Ohkay so i live i with an 84 year old lady she's cute and nice and whatever, and the place is really great, food is great, my room is great, HOWEVERRRRRRRRRRRRRRRRR, i can only get internet in the living rooom cuz i use the neighbors wifi. So at times like now when im staying up lateeeeeee onlineeee, i always make weird eye contact with granny who gets up and goes to the restroom during the weee hours of the night.
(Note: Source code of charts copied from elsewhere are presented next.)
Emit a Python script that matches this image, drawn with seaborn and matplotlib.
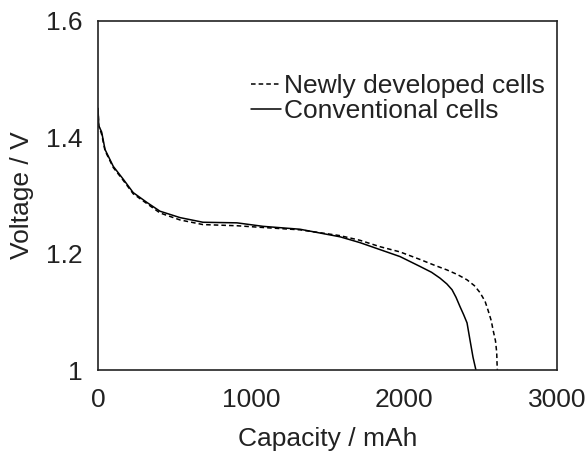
import pandas as pd
import numpy as np
import matplotlib.pyplot as plt
import seaborn as sns
from matplotlib.lines import Line2D

sns.set_style("white")
plt.rcParams['font.family'] = ['Liberation Sans', 'DejaVu Sans']

# discharge curves
new_cap = [0, 5, 24, 46, 100, 165, 230, 320, 405, 536, 686, 908, 1078, 1320, 1582,
           1712, 1843, 1974, 2105, 2200, 2281, 2350, 2412, 2460, 2497, 2530, 2549, 2570,
           2582, 2598, 2606, 2608, 2610]
new_v = [1.45, 1.42, 1.405, 1.377, 1.348, 1.326, 1.303, 1.286, 1.27, 1.258, 1.25, 1.248,
         1.245, 1.241, 1.231, 1.223, 1.212, 1.203, 1.19, 1.18, 1.172, 1.164, 1.155, 1.145,
         1.133, 1.118, 1.103, 1.085, 1.069, 1.050, 1.030, 1.012, 1.0]
conv_cap = [0, 5, 24, 46, 100, 165, 230, 320, 405, 536, 686, 908, 1078, 1320, 1582,
            1712, 1843, 1974, 2105, 2180, 2235, 2280, 2314, 2340, 2366, 2390, 2412,
            2431, 2451, 2470]
conv_v = [1.45, 1.42, 1.409, 1.379, 1.35, 1.328, 1.305, 1.288, 1.273, 1.262, 1.254, 1.253,
          1.247, 1.242, 1.229, 1.219, 1.207, 1.195, 1.178, 1.168, 1.158, 1.148, 1.138,
          1.125, 1.109, 1.095, 1.081, 1.052, 1.022, 1.0]
labels = ["Newly developed cells", "Conventional cells"]

df = pd.concat([
    pd.DataFrame({"cap": new_cap, "v": new_v, "cell": labels[0]}),
    pd.DataFrame({"cap": conv_cap, "v": conv_v, "cell": labels[1]}),
])

fig = plt.figure(figsize=(5.88, 4.66), dpi=100)
ax = fig.add_axes([98 / 588, 96 / 466, 459 / 588, 349 / 466])

sns.lineplot(data=df, x="cap", y="v", style="cell", sort=False, estimator=None,
             dashes={labels[0]: (3, 2), labels[1]: ""}, color="black", linewidth=1.1,
             legend=False, ax=ax)

ax.set_xlim(0, 3000)
ax.set_ylim(1.0, 1.6)
ax.set_xticks([0, 1000, 2000, 3000])
ax.set_yticks([1.0, 1.2, 1.4, 1.6])
ax.set_xticklabels(["0", "1000", "2000", "3000"])
ax.set_yticklabels(["1", "1.2", "1.4", "1.6"])
ax.tick_params(direction="in", length=6, width=1, labelsize=19, colors="#222222")
ax.tick_params(axis="x", pad=13)
ax.tick_params(axis="y", pad=11)
for s in ax.spines.values():
    s.set_color("#222222")
    s.set_linewidth(1.2)
ax.set_xlabel("Capacity / mAh", fontsize=19, labelpad=11, color="#222222")
ax.set_ylabel("Voltage / V", fontsize=19, labelpad=9, color="#222222")

handles = [Line2D([], [], color="black", lw=1.1, dashes=(3, 2)),
           Line2D([], [], color="black", lw=1.1)]
ax.legend(handles, labels, loc="upper left", bbox_to_anchor=(0.333, 0.848), frameon=False,
          fontsize=19, handlelength=1.15, handletextpad=0.12, labelspacing=0.05,
          borderaxespad=0, borderpad=0, labelcolor="#222222")

fig.savefig("out.png", dpi=100)
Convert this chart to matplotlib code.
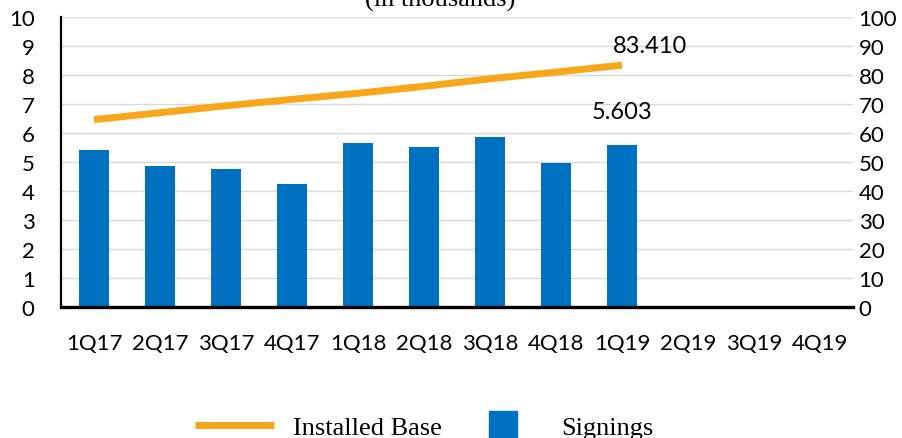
"""
Signings (bars, left axis) and Installed Base (line, right axis), in thousands.
"""
import matplotlib.pyplot as plt
from matplotlib.lines import Line2D

# ==================== data ====================
quarters = ["1Q17", "2Q17", "3Q17", "4Q17", "1Q18", "2Q18",
            "3Q18", "4Q18", "1Q19", "2Q19", "3Q19", "4Q19"]
signings = [5.41, 4.86, 4.76, 4.24, 5.66, 5.52, 5.86, 4.97, 5.603]
installed_base = [64.6, 67.0, 69.4, 71.6, 73.7, 76.1, 78.7, 81.0, 83.41]

BAR_COLOR = "#0070C0"
LINE_COLOR = "#FAA61A"
TICK_FONT = "Lato"
SERIF_FONT = "Liberation Serif"

fig = plt.figure(figsize=(9.02, 4.39), dpi=100)
ax = fig.add_axes([0.0676, 0.2984, 0.8781, 0.6606])
ax2 = ax.twinx()

x_all = range(len(quarters))
x_bar = range(len(signings))

# bars on the left axis
ax.bar(x_bar, signings, width=0.455, color=BAR_COLOR, zorder=2)
ax.set_xlim(-0.5, len(quarters) - 0.5)
ax.set_ylim(0, 10)
ax.set_yticks(range(0, 11))
ax.set_xticks(list(x_all))
ax.set_xticklabels(quarters)
ax.yaxis.grid(True, color="#D9D9D9", linewidth=1.0, zorder=0)
ax.set_axisbelow(True)

# line on the right axis
ax2.plot(list(x_bar), installed_base, color=LINE_COLOR, linewidth=5,
         solid_capstyle="butt", zorder=3)
ax2.set_ylim(0, 100)
ax2.set_yticks(range(0, 101, 10))

for a in (ax, ax2):
    a.spines["top"].set_visible(False)
    a.spines["right"].set_visible(False)
    a.tick_params(length=0)
    for lbl in a.get_xticklabels() + a.get_yticklabels():
        lbl.set_fontfamily(TICK_FONT)
        lbl.set_fontsize(16)
ax2.spines["left"].set_visible(False)
ax2.spines["bottom"].set_visible(False)
ax.spines["left"].set_linewidth(1.6)
ax.spines["bottom"].set_linewidth(2.4)
ax.tick_params(axis="y", pad=19)
ax.tick_params(axis="x", pad=19)
ax2.tick_params(axis="y", pad=4)

# data labels for the last point
ax2.annotate(f"{installed_base[-1]:.3f}", xy=(len(installed_base) - 1, installed_base[-1]),
             xytext=(20, 14), textcoords="offset points", ha="center", va="center",
             fontfamily=TICK_FONT, fontsize=17)
ax.annotate(f"{signings[-1]:.3f}", xy=(len(signings) - 1, signings[-1]),
            xytext=(0, 24), textcoords="offset points", ha="center", va="center",
            fontfamily=TICK_FONT, fontsize=17)

# title, cut off at the top like the original
fig.text(0.488, 0.984, "(in thousands)", ha="center", va="baseline",
         fontfamily=SERIF_FONT, fontsize=19)

# legend at the bottom
handles = [
    Line2D([], [], color=LINE_COLOR, linewidth=5, solid_capstyle="butt"),
    Line2D([], [], color=BAR_COLOR, marker="s", linestyle="none", markersize=19.5),
]
fig.legend(handles, ["Installed Base", "Signings"], loc="center",
           bbox_to_anchor=(0.4706, 0.024), ncol=2, frameon=False,
           prop={"family": SERIF_FONT, "size": 19},
           handlelength=3.0, handletextpad=0.72, columnspacing=0.8)

plt.savefig("out.png", dpi=100)
plt.close()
She just looked at me like what the hell are u doin there in the darkkkkk!!! dammit i shouldnt have left my door open to my room cuz its right next to hers and so she automatically saw that i wasnt in it!!!! i prolly look like a crazzyyyyy creeeeper all in da cornerrrr on my computer........... ugh RATCH RIO LIFEEEE. okay well granny just lemme do what i want and go back to bed.

Random funny of the day

well it was night but you know what i mean, hahahazz so like here in Brazil the pharmacies can deliver to your house so like my granny was waiting for her drugsss and then when the guy was at the door the maid opened it and went to give him the money so i RANDOMLY YELLL, WHERE'S THE PIZZZZZZZZZZZZZZZZZZAAAA?????????????????!!!!!!!! omgggg he hella laughed, omg it was toooo goood hahaahaa i crack myself uppp!! im funny in all the languages, who woulda thought!

dont do it,,, EVERRR

okay like i thought i was the best plan ever, like so healthy im ssoo coool yaya look how creative im getting with my snackssssss,,,,,,,,,NOOOOOOOOOOOOO,,,, DONT EVERR EAT BELLPEPPERS AT NIGHT WTF WAS I THINKINGGGGGGGGGGGGGGGGGGGGG. UGHHHHHH my pooor tummmy and the damn night before i messed up the same and had fricken mangooo -___________- i cant have certain things at night, so now im wireddd with an upset stomachhh :(( pooooorr meeeee. and my fricken maid was like omggg i knew ur stomach was gonna hurt when i saw you eating that... OMG U DUMB HOEE WHY DIDNT U TELL ME WHEN I WAS IN THE MIDDLE OF EATING ITTTTTTTTTTTTTT!!!!!!!!!!!! ugh wateversss at least she made me some tea to kinda help it.. plop ploppp. oh i worked out 2x todayyy BAMMM 2 months left to KILL IT BEFORE GOIN BACK SEXY TO THE STATES. BOW DOWNNNNNNN

omgggg plzz platform converse

Red converse platforms iz all i have to sayyy, hopefully they have my size tomorrow!!!!

i was born to TROLLLLLL

likeeeee i think i barely got into this trend but i fricken love it and think i was meant for it like im super good at trolling peopleee muauahahaa its soo funn!!!! like this lady at the gym had written her name down on the waiting list for the next available machine and her name was Livia which happens to be the name of the evil actress in the biggest soapopera here in Brazil called Salve Jorge so i grabbed the pen and wrote down the character's last name, Marini so everyone saw the name Livia Marini on the board and then i just bounced the hell outttt omggg i almost died when the idea came into my head!!